By MARYA SALAMAT
MANILA — The Automated Election System Watch (AES Watch) refused “to go down to the level of arguments with the prominent use of gutter language by the head of a Constitutional body – Comelec Chairman Sixto Brillantes.”
In a strongly worded statement, Bobby M. Tuazon, co-convener of AES Watch and director for policy studies of the Center for People Empowerment in Governance (CenPEG), condemned the Comelec chair’s “offensive remarks” against election critics. Comelec has accused AES Watch, whose chair emeritus is former Vice President Teofisto Guingona, Jr., and CenPEG, headed by National Artist Bienvenido Lumbera, of “election sabotage.”
Tuazon also scored Brillantes’ “sexist remarks” and macho order to women leaders of AES Watch, who include AES Watch women co-conveners, Ms Maricor Akol, a reputable IT expert involved in IT professionals certification, and Ms Evita Jimenez, executive director of CenPEG and project research head of the popular Corruptionary publication.
Tuazon fired back that in fact, it is the Comelec, under Brillantes, that has failed to build public trust and confidence in the election system by its “repeated failure to comply with the election law and its fixation to a technology proven to be defective, unlicensed, and with a dismally-low accuracy.”

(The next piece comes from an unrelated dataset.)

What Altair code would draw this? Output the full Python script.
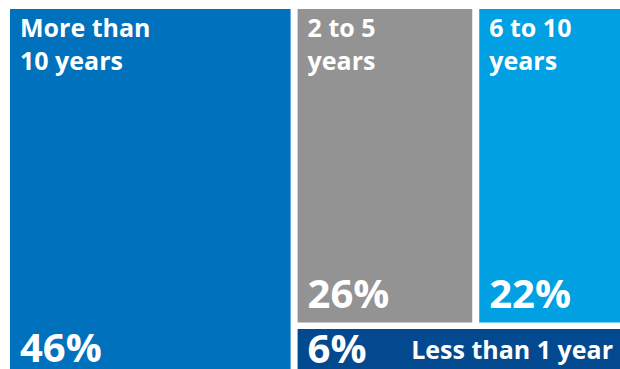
import altair as alt
import pandas as pd

categories = ["More than 10 years", "2 to 5 years", "6 to 10 years", "Less than 1 year"]
labels = ["More than\n10 years", "2 to 5\nyears", "6 to 10\nyears", "Less than 1 year"]
shares = [46, 26, 22, 6]
colors = ["#0071BC", "#939393", "#00A0E2", "#03498F"]

W, H = 610, 360
GAP_X, GAP_Y = 7, 6.5
FONT = "Open Sans"


def layout(v):
    total = sum(v)
    a, b, c, d = v
    xl = W * a / total
    rx0 = xl + GAP_X
    rw = W - rx0
    yb = H * (b + c) / (b + c + d)
    xb = rx0 + rw * b / (b + c)
    return [
        (0, xl, 0, H),
        (rx0, xb, 0, yb - GAP_Y),
        (xb + GAP_X, W, 0, yb - GAP_Y),
        (rx0, W, yb, H),
    ]


rects = layout(shares)
df = pd.DataFrame({
    "cat": categories,
    "label": labels,
    "pct": [f"{s}%" for s in shares],
    "x": [r[0] for r in rects],
    "x2": [r[1] for r in rects],
    "y": [r[2] for r in rects],
    "y2": [r[3] for r in rects],
})

xs = alt.Scale(domain=[0, W], nice=False, zero=False)
ys = alt.Scale(domain=[0, H], nice=False, zero=False, reverse=True)

base = alt.Chart(df)

rect = base.mark_rect().encode(
    x=alt.X("x:Q", scale=xs, axis=None),
    x2="x2:Q",
    y=alt.Y("y:Q", scale=ys, axis=None),
    y2="y2:Q",
    color=alt.Color("cat:N", scale=alt.Scale(domain=categories, range=colors), legend=None),
)

txt = dict(font=FONT, fontWeight="bold", color="white", baseline="alphabetic")

titles = base.transform_filter(
    alt.FieldOneOfPredicate(field="cat", oneOf=categories[:3])
).mark_text(align="left", dx=10, dy=28, fontSize=25, lineBreak="\n", lineHeight=33, **txt).encode(
    x=alt.X("x:Q", scale=xs, axis=None), y=alt.Y("y:Q", scale=ys, axis=None), text="label:N"
)

pct_left = base.transform_filter(alt.datum.cat == categories[0]).mark_text(
    align="left", dx=10, dy=-7, fontSize=40, **txt
).encode(x=alt.X("x:Q", scale=xs, axis=None), y=alt.Y("y2:Q", scale=ys, axis=None), text="pct:N")

pct_top = base.transform_filter(
    alt.FieldOneOfPredicate(field="cat", oneOf=categories[1:3])
).mark_text(align="left", dx=10, dy=-15, fontSize=40, **txt).encode(
    x=alt.X("x:Q", scale=xs, axis=None), y=alt.Y("y2:Q", scale=ys, axis=None), text="pct:N"
)

pct_small = base.transform_filter(alt.datum.cat == categories[3]).mark_text(
    align="left", dx=10, dy=-6, fontSize=40, **txt
).encode(x=alt.X("x:Q", scale=xs, axis=None), y=alt.Y("y2:Q", scale=ys, axis=None), text="pct:N")

small_label = base.transform_filter(alt.datum.cat == categories[3]).mark_text(
    align="right", dx=-7, dy=-10, fontSize=25, **txt
).encode(x=alt.X("x2:Q", scale=xs, axis=None), y=alt.Y("y2:Q", scale=ys, axis=None), text="label:N")

chart = alt.layer(rect, titles, pct_left, pct_top, pct_small, small_label).properties(
    width=W,
    height=H,
    autosize="none",
    padding={"left": 10, "top": 9, "right": 0, "bottom": 0},
    background="white",
).configure_view(stroke=None)

chart.save("out.html", embed_options={"renderer": "svg", "actions": False})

Worse, the Comelec is only repeating the mistakes already pointed out in 2010 elections, Tuazon said.
Comelec disdain of problem solvers scored
Tuazon said they are not just problem-oriented, as Comelec’s Brillantes has repeatedly insinuated.
AES Watch has, in fact, been offering the Comelec solutions to its problems. “Since the last elections, we have sought dialogs with the Comelec, gone to congressional hearings with proposed legislative enhancements for poll automation, studied meticulously the automation with reports copy furnished all major election stakeholders, and gone to the high court several times as well.”
“Non-disclosure of the source code to political parties and interested groups for independent review as provided for in the Poll Automation law for reasons only Chairman Brillantes knows is a major concern that should alarm stakeholders in the coming election,” Tuazon said.
Political parties like PDP-Laban for example had gone to the Comelec last January 2013 to exercise this right, only to be told that the source code is not available for review.
Brillantes, quoted by the media, argued, “There is no review if there is no source code,” adding that “the law does not provide for source code review in order for elections to proceed.”
The Comelec chairman’s inconsistent statements are themselves adding to confusion and uncertainties in the coming automated elections, Tuazon said. As far as AES Watch is concerned, Brillantes’ actions and statements fit more accurately his own accusations of election sabotage.
Comelec and Brillantes apparently just wanted to hold the 2013 elections using their flawed system – anybody who pointed at these flaws are “saboteurs.”
As Lito Averia, IT security expert, Congress resource person on IT matters, and election observer for more than 20 years, asked, “How does the Comelec chair define ‘election sabotage?’”
He reiterated that they are “merely asking questions and raising issues which the Comelec continues to ignore.”
Questionable software to be used in 2013 elections
The Comelec chairman today insisted that the Philippine government owns the PCOS machines per the option to purchase signed with Smartmatic in March 2012.
This does not mean though that the Philippine government is also the owner of the software the machine will use. “Brillantes is the one who is ignorant, especially in software licensing,” Averia said.
Even non-lawyers in the IT industry, said Averia, understand that proprietary software like MSOffice, for instance, is not sold with the machine, though one has paid for it. “What one buys is a license to use. Comelec cannot claim to have bought the software that came with the PCOS in March 2012. It is only a user of the software AND only for the 2010 national and local elections at that.”
“The basic civil law principle is you cannot sell what you do not own. If the owner gives you authority to sell, there is still a limit to what you can sell, depending on what is written in the authorization,” AES Watch also clarified.
With the 2009 agreement – where the license to use the poll technology was given to Smartmatic only for 2010 – having been terminated in May 2012 by the real owner of the technology, Dominion Voting Systems, the Venezuelan sales company (Smartmatic) has lost its right to the software, AES Watch said.
Smartmatic has also lost its access to the program system that is critically needed to correct the program errors and bugs that both Comelec and Smartmatic reluctantly admitted only in 2012, Tuazon said.
Because of these circumstances, Brillantes announced last week that Comelec will use instead the program system designed for the aborted 2011 ARMM election reportedly supplied by Smartmatic. But the use of the 2011 program is not covered by the 2009 licensing agreement precisely because the latter only spoke of the 2010 elections, Tuazon explained.
In a forum held Monday at UP Alumni center, AES Watch distributed information materials like Primers, Alerts and Poll watch guides on the automated elections for May 13, 2013.